Zaklinacz lwów. Historia najniebezpieczniejszej przyjaźni na świecie Kevin Richardson 7,7
ocenił(a) na 82 lata temu Podchodzę sceptycznie do książek pisanych przez osoby publiczne, gwiazdy, gwiazdeczki i inne księżyce. Tu, muszę przyznać, jestem bardzo pozytywnie zaskoczona. Przy pomocy doświadczonego pisarza (Tony Park),Richardson stworzył książkę, którą nie tylko da się czytać, ale też chce się czytać.
Recenzując utwory zagranicznych autorów, staram się być bardzo ostrożna w ocenie języka. W końcu, jeśli nie sięgam po oryginał, mam do czynienia tylko z językiem tłumaczenia, a z tym różnie bywa. W przypadku „Zaklinacza lwów” zgaduję, że wersja w języku polskim jest dosyć zgodna z anglojęzyczną. Nie mamy tu zawiłych metafor, potkniemy się o powtórzenia, na pewno nie powali nas na kolana dziesięciostronicowy opis przyrody 🤪
I dobrze, bo nie o tym i nie po to jest ta książka. Pierwszych kilka rozdziałów opisuje przemianę z niesfornego dzieciaka z pudełkiem żab pod łóżkiem (żeby to tylko były żaby!),przez zbuntowanego nastolatka, który kradnie samochody i podszywa się pod starszego brata, w dorosłego mężczyznę z niezwykłą pasją.

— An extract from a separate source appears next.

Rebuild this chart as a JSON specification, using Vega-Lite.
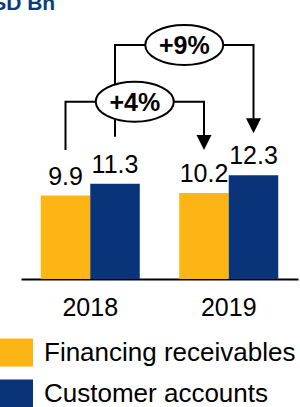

Kevin zajmuje się zwierzętami.
Głównie lwami, ale na kartach książki znajdziemy też anegdoty o hienach, ptakach i innych mieszkańcach parku, mieszczącego się na obrzeżach Johannesburga (RPA). Relacje człowieka z dzikimi kotami, łamanie zasad typowej tresury, refleksje na temat trzymania zwierząt w niewoli i niesamowite historie opisujące tamtejszą kulturę, wypełniają znaczną część książki. Jest to świat, którego nie znamy i nie rozumiemy. Świat, w którym chodzi się na czworaka, żeby mieć oczy na wysokości oczu lwa. Świat, w którym natura jednego dnia jest piękna, drugiego krwawa i brutalna.
Prawdziwa.
Richardson opisuje swoją rzeczywistość i swoje wybory bez zbędnego patosu. Książka jest poważna i zabawna jednocześnie. To skarbnica wiedzy na temat lwów i hien, ale należy pamiętać, że mamy do czynienia z punktem widzenia jednej osoby. Kevin nie narzuca czytelnikowi swojej wizji świata, z rozbrajającą szczerością przyznaje się do błędów i rzuca swój światopogląd na pożarcie dyskutantom.
„Zaklinacz lwów” to dla mnie przede wszystkim historia o szacunku do zwierząt, granicach i budowaniu relacji.
Jeśli macie ochotę na książkę kipiącą literackością, książkę, którą należy czytać ze słownikiem w ręku, to nie sięgajcie po moją dzisiejszą polecajkę,
Jeśli jednak jesteście w nastroju na urywek z życia mężczyzny, który jest „częścią stada”, to gorąco polecam!